Each level gives the user gains also adds more fish they can look forward to hatching! You can see some of the fish you can collect above in the gallery.

Alongside the stats functionality, we created a badge system. When the user hits certain milestones, such as shortening their shower to 15 minutes, they can receive these badges. This badge system is another way for us to incentivize the user to continue using the app.

How we built it

We started this hackathon with just an idea and have been working to bring this out of the water.

We started off by examining problem spaces. Then jumped into brainstorming and creating many “How Might We” post-its. And from there we started designing a platform in which we could address our chosen problem space of showers.

We first started with a general design brief, which can be seen above. This included fonts that would eventually be utilized in development, general components that could be componentized (in Flutter), as well as our main logos and colors.

Next, we began on low-fidelity mockups, drawing basic ideas, from stats, to profile, to the timer. This evolved into more mid-fidelity mockups in Figma and began basic prototyping.

Finally, we finalized designs, features, and finished the design process with some A/B testing with friends. This led to our final Figma prototype that includes all the features we wanted it to have.

With the design done, we began taking a look at the implementation. Due to time constraints and the learning curve of learning a new language (Dart, as opposed to Swift or React Native/Javascript that Gordon and Justin were familiar with), we decided to begin basic research into Flutter, as well as beginning on developing out the backend. In the above gallery, one can see the Backend Schema/Flow Diagram for Users (utilizing OAuth), Profiles, and Data that will be stored.

Challenges we ran into

This is the first time that a majority of us have used Figma to this extent. Many challenges that arose during this hackathon come from the learning curve that Figma has. Prototyping it and having this look like what we envisioned during our sketches ended up being more difficult than we thought it would be.

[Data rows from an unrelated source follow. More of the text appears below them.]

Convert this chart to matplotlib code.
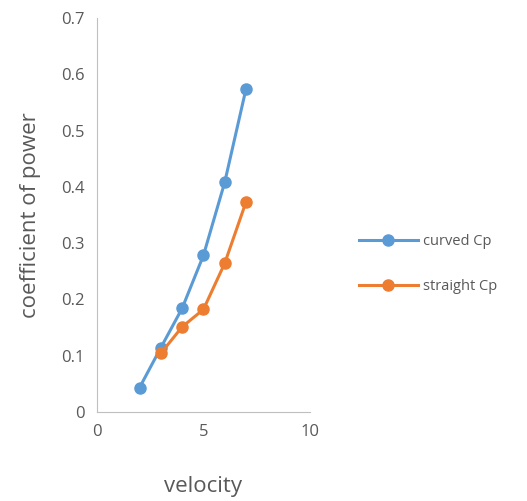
import matplotlib.pyplot as plt

velocity = [2, 3, 4, 5, 6, 7]
curved_cp = [0.043, 0.114, 0.184, 0.278, 0.408, 0.574]
straight_velocity = [3, 4, 5, 6, 7]
straight_cp = [0.104, 0.151, 0.182, 0.264, 0.373]

plt.rcParams['font.family'] = ['Open Sans', 'DejaVu Sans']
txt = '#595959'

fig = plt.figure(figsize=(5.27, 5.01), dpi=100)
ax = fig.add_axes([0.184, 0.178, 0.404, 0.786])

ax.plot(velocity, curved_cp, color='#5b9bd5', lw=2.2, marker='o', ms=8, label='curved Cp')
ax.plot(straight_velocity, straight_cp, color='#ed7d31', lw=2.2, marker='o', ms=8, label='straight Cp')

ax.set_xlim(0, 10)
ax.set_ylim(0, 0.7)
ax.set_xticks([0, 5, 10])
ax.set_yticks([0, 0.1, 0.2, 0.3, 0.4, 0.5, 0.6, 0.7])
ax.set_yticklabels(['0', '0.1', '0.2', '0.3', '0.4', '0.5', '0.6', '0.7'])
ax.tick_params(length=0, labelsize=12, labelcolor=txt, pad=9)
for s in ['top', 'right']:
    ax.spines[s].set_visible(False)
for s in ['left', 'bottom']:
    ax.spines[s].set_color('#bfbfbf')

ax.set_xlabel('velocity', fontsize=16, color=txt, labelpad=26)
ax.set_ylabel('coefficient of power', fontsize=16, color=txt, labelpad=14)

ax.legend(loc='center left', bbox_to_anchor=(1.17, 0.375), frameon=False,
          fontsize=10.5, labelcolor=txt, handlelength=4.0, labelspacing=2.1, handletextpad=0.4)

fig.savefig('out.png')
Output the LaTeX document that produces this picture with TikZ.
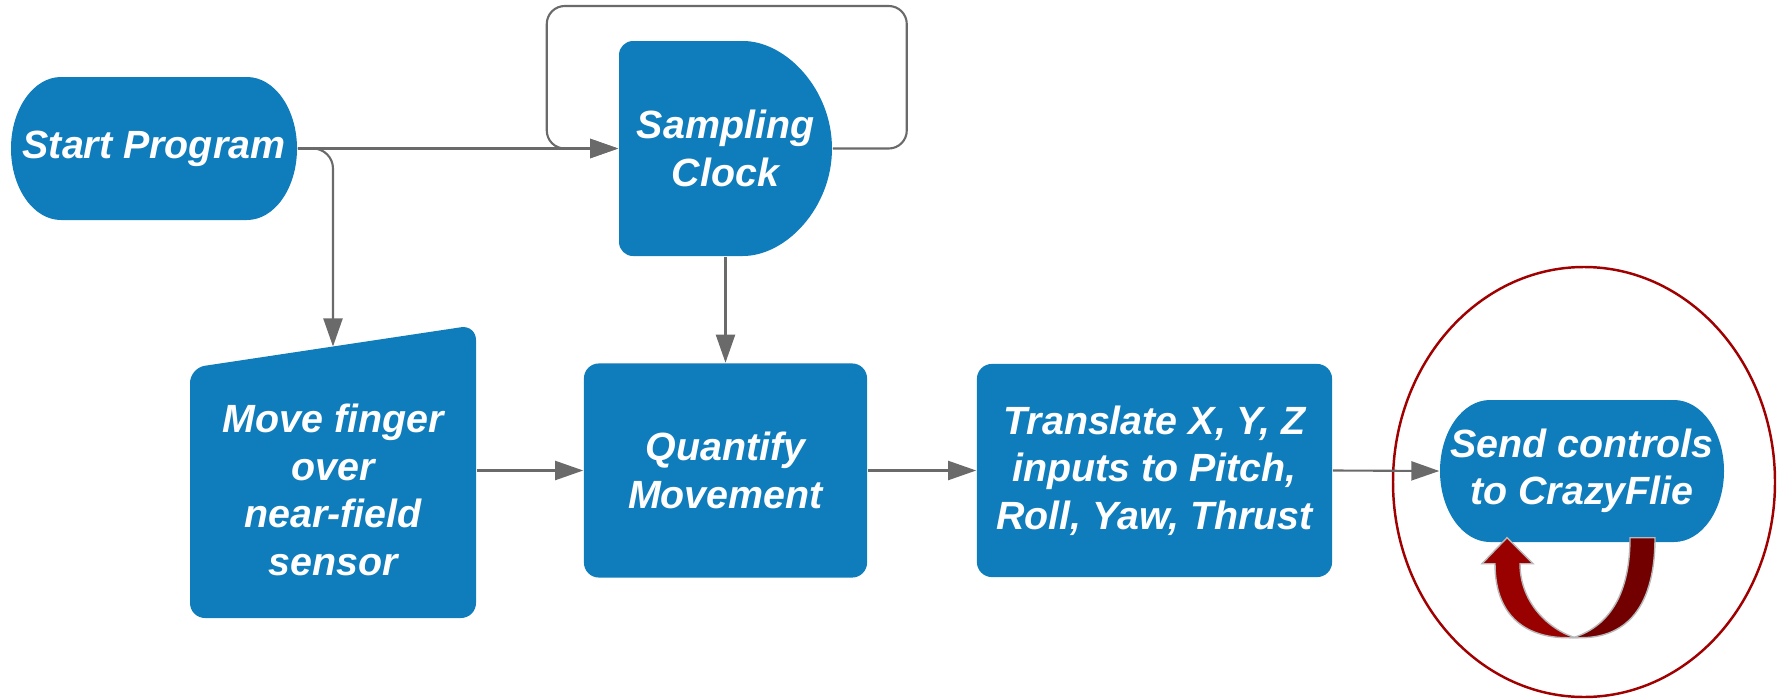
\documentclass[tikz,border=0pt]{standalone}
\usepackage{fontspec}
\setmainfont{Liberation Sans}
\usetikzlibrary{arrows.meta,calc}

\definecolor{flowblue}{HTML}{0F7CBB}
\definecolor{linegray}{HTML}{6A6A6A}
\definecolor{loopred}{HTML}{990000}
\definecolor{loopdark}{HTML}{720000}
\definecolor{ringred}{HTML}{A00000}

\tikzset{
  blocktext/.style={text=white, align=center, inner sep=0pt,
    font=\fontsize{11.2}{13.5}\selectfont\bfseries\itshape},
  block/.style={blocktext, fill=flowblue, rounded corners=0.15cm},
  flow/.style={draw=linegray, line width=0.6pt, -{Triangle[length=0.28cm, width=0.19cm]}},
  loopband/.style={draw=gray!55, line width=0.4pt},
}

% terminal: name, left, bottom, width, height, text
\newcommand\myterm[6]{\fill[flowblue] ({#2+50},{#3+#5}) -- ({#2+#4-50},{#3+#5}) arc[start angle=90, end angle=-90, x radius=50, y radius={#5/2}] -- ({#2+50},#3) arc[start angle=270, end angle=90, x radius=50, y radius={#5/2}] -- cycle; \node[blocktext, minimum width={#4*0.01cm}, minimum height={#5*0.01cm}] (#1) at ({#2+#4/2},{#3+#5/2}) {#6}; }

\begin{document}
\begin{tikzpicture}[x=0.01cm, y=0.01cm]
    \useasboundingbox (0,0) rectangle (1787,699);

    % start program
    \myterm{start}{11}{479}{286}{143}{Start Program}

    % sampling clock, flat left and round right
    \fill[flowblue, rounded corners=0.14cm] (729,443) arc[start angle=-90, end angle=90, x radius=103, y radius=107.5] -- (619,658) -- (619,443) -- cycle;
    \node[blocktext, minimum width=2.13cm, minimum height=2.15cm] (sampling) at (725.5,550.5) {Sampling\\Clock};

    % move finger, slanted top
    \fill[flowblue, rounded corners=0.15cm] (190,81) -- (476,81) -- (476,374) -- (190,331) -- cycle;
    \node[blocktext, minimum width=2.86cm] (move) at (333,209) {Move finger\\over\\near-field\\sensor};
    \coordinate (movetop) at (333,352.5);

    % quantify, translate
    \node[block, minimum width=2.83cm, minimum height=2.14cm] (quant) at (725.5,228.5) {Quantify\\Movement};
    \node[block, minimum width=3.55cm, minimum height=2.13cm] (trans) at (1154.5,228.5) {Translate X, Y, Z\\inputs to Pitch,\\Roll, Yaw, Thrust};

    % send controls
    \myterm{send}{1440}{157}{284}{142}{Send controls\\to CrazyFlie}

    % red ring
    \draw[ringred, line width=0.7pt] (1584,217) ellipse[x radius=191, y radius=215];

    % start to sampling, start to move
    \draw[flow] (start.east) -- (sampling.west);
    \draw[flow, rounded corners=0.2cm] (start.east) -| (movetop);

    % sampling loop
    \draw[flow, rounded corners=0.18cm] (sampling.east) -- ++(74,0) -- ++(0,142.5) -- ++(-360,0) -- ++(0,-142.5) -- (sampling.west);

    % main row
    \draw[flow] (sampling.south) -- (quant.north);
    \draw[flow] (move.east |- quant.west) -- (quant.west);
    \draw[flow] (quant.east) -- (trans.west);
    \draw[flow] (trans.east) -- (send.west);

    % self loop under send
    \begin{scope}[shift={(send.south)}]
      \filldraw[loopband, fill=loopred] (-100,-21) -- (-75,5) -- (-49,-21) -- (-62,-21) .. controls (-62,-57) and (-37,-85) .. (-7,-95) -- (-15,-95) .. controls (-52,-95) and (-87,-77) .. (-87,-21) -- cycle;
      \filldraw[loopband, fill=loopdark] (73,5) .. controls (73,-72) and (38,-95) .. (-1,-95) -- (-9,-95) .. controls (23,-85) and (48,-57) .. (48,5) -- cycle;
    \end{scope}
\end{tikzpicture}
\end{document}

Another chunk of challenges comes from the fact that we came into this with such a broad idea that we quickly realized that many of our original features, such as a friends feature or an environmental newsfeed, had to be cut out to form a more cohesive final product. We had come to many difficult decisions in deciding what features to prioritize for this MVP.

What we learned

Though we sped through the process, we were able to get a glimpse of the product development cycle. This process is something that is new to most of the team and going through this has been a very rewarding experience.

Being able to go on Figma Mirror and see our final product is also something that we are very proud of. We were able to learn many Figma skills and apply them this past weekend, including prototyping, utilizing Figma Mirror, A/B testing, and more.

What's next for Shower Power

Next, we look forward to changing this prototype into a working app via Flutter, Google Firebase, Microsoft Graph API, and/or GraphQL API. We are leaning towards utilizing these two technologies in order to finish off this passion project.

We are also going to be implementing features that did not make it into our MVP. This includes the environmental news feed and friends feature. The environmental news feed is a way for users to keep up to date with the current issues at stake in our environment, which will motivate them to keep improving on their shower routines and apply this thinking to other parts of their daily lives.

The friends feature is a way for users to compare their shower routine improvements with their friends on our app, which will motivate them to work together collectively to reduce their overall shower time. Perhaps they can even battle and compete for the shortest shower times.

Ultimately, there is a lot in store for Shower Power, and we hope that we will be able to continue and build a working app to ultimately deploy.